§ **PROBLEM STATEMENT**
From the first line of the data below through the line holding "Student Aid by", output each line exactly and leave the pictures out.

§ **DATA SHOWN**
-----

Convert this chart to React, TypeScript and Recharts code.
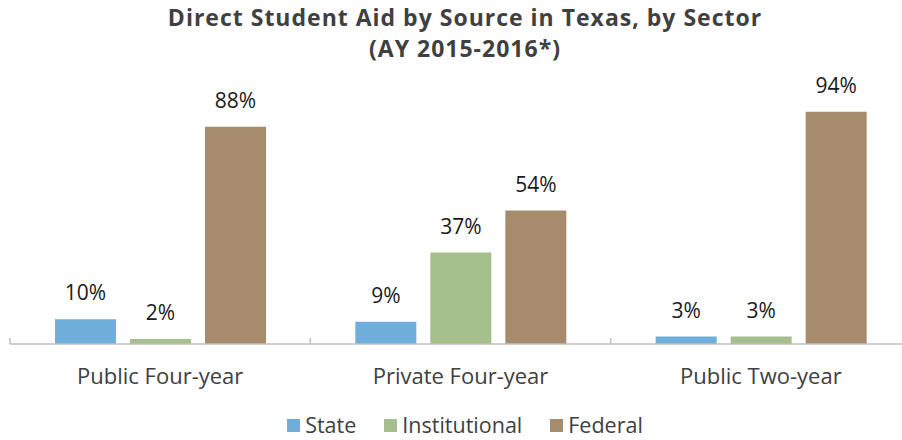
import React from "react";
import { BarChart, Bar, XAxis, YAxis, LabelList } from "recharts";

const categories = ["Public Four-year", "Private Four-year", "Public Two-year"];
const stateValues = [10, 9, 3];
const institutionalValues = [2, 37, 3];
const federalValues = [88, 54, 94];
const seriesNames = ["State", "Institutional", "Federal"];
const titleLines = ["Direct Student Aid by Source in Texas, by Sector", "(AY 2015-2016*)"];

const data = categories.map((c, i) => ({
  name: c,
  State: stateValues[i],
  Institutional: institutionalValues[i],
  Federal: federalValues[i],
}));

const FONT = "'Open Sans', 'Noto Sans', sans-serif";
const W = 920;
const H = 440;
const M = { top: 97, right: 9, bottom: 0, left: 10 };
const XAXIS_H = 96;
const BAND = (W - M.left - M.right) / categories.length;

const Tick = (props: any) => {
  const { x, y, payload, index } = props;
  const axisY = y - 8;
  return (
    <g>
      <line x1={x - BAND / 2} x2={x - BAND / 2} y1={axisY - 6} y2={axisY} stroke="#bfbfbf" strokeWidth={1.5} />
      {index === categories.length - 1 && (
        <line x1={x + BAND / 2} x2={x + BAND / 2} y1={axisY - 6} y2={axisY} stroke="#bfbfbf" strokeWidth={1.5} />
      )}
      <text x={x} y={axisY + 40} textAnchor="middle" fill="#404040" fontSize={22} fontFamily={FONT}>
        {payload.value}
      </text>
    </g>
  );
};

const colors: Record<string, string> = {
  State: "#6fadda",
  Institutional: "#a5bf8c",
  Federal: "#a78b6d",
};

export default function App() {
  return (
    <div style={{ position: "absolute", left: 0, top: 0, width: W, height: H, overflow: "hidden", background: "#fff" }}>
      {titleLines.map((t, i) => (
        <div
          key={i}
          style={{
            position: "absolute",
            left: 0,
            width: 930,
            top: 3 + i * 31,
            height: 28,
            textAlign: "center",
            fontFamily: FONT,
            fontWeight: 700,
            fontSize: 23,
            letterSpacing: 1,
            lineHeight: "28px",
            color: "#404040",
            whiteSpace: "nowrap",
          }}
        >
          {t}
        </div>
      ))}
      <BarChart width={W} height={H} data={data} margin={M} barGap={14} barCategoryGap={45}>
        <YAxis hide domain={[0, 100]} />
        <XAxis
          dataKey="name"
          height={XAXIS_H}
          axisLine={{ stroke: "#bfbfbf", strokeWidth: 1.5 }}
          tickLine={false}
          tick={<Tick />}
          interval={0}
        />
        {seriesNames.map((k) => (
          <Bar key={k} dataKey={k} fill={colors[k]} isAnimationActive={false}>
            <LabelList
              dataKey={k}
              position="top"
              offset={19}
              formatter={(v: any) => `${v}%`}
              fill="#1a1a1a"
              fontSize={21}
              fontFamily={FONT}
            />
          </Bar>
        ))}
      </BarChart>
      <div
        style={{
          position: "absolute",
          left: 0,
          width: 930,
          top: 410,
          display: "flex",
          justifyContent: "center",
          gap: 28,
          fontFamily: FONT,
          fontSize: 21.5,
          lineHeight: "30px",
          color: "#404040",
        }}
      >
        {seriesNames.map((k) => (
          <div key={k} style={{ display: "flex", alignItems: "center" }}>
            <span style={{ display: "inline-block", width: 13, height: 13, background: colors[k], marginRight: 5 }} />
            <span>{k}</span>
          </div>
        ))}
      </div>
    </div>
  );
}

-----

§ **FINAL RESULT**
Convert this chart to React, TypeScript and Recharts code.
import React from "react";
import { BarChart, Bar, XAxis, YAxis, LabelList } from "recharts";

const categories = ["Public Four-year", "Private Four-year", "Public Two-year"];
const stateValues = [10, 9, 3];
const institutionalValues = [2, 37, 3];
const federalValues = [88, 54, 94];
const seriesNames = ["State", "Institutional", "Federal"];
const titleLines = ["Direct Student Aid by Source in Texas, by Sector", "(AY 2015-2016*)"];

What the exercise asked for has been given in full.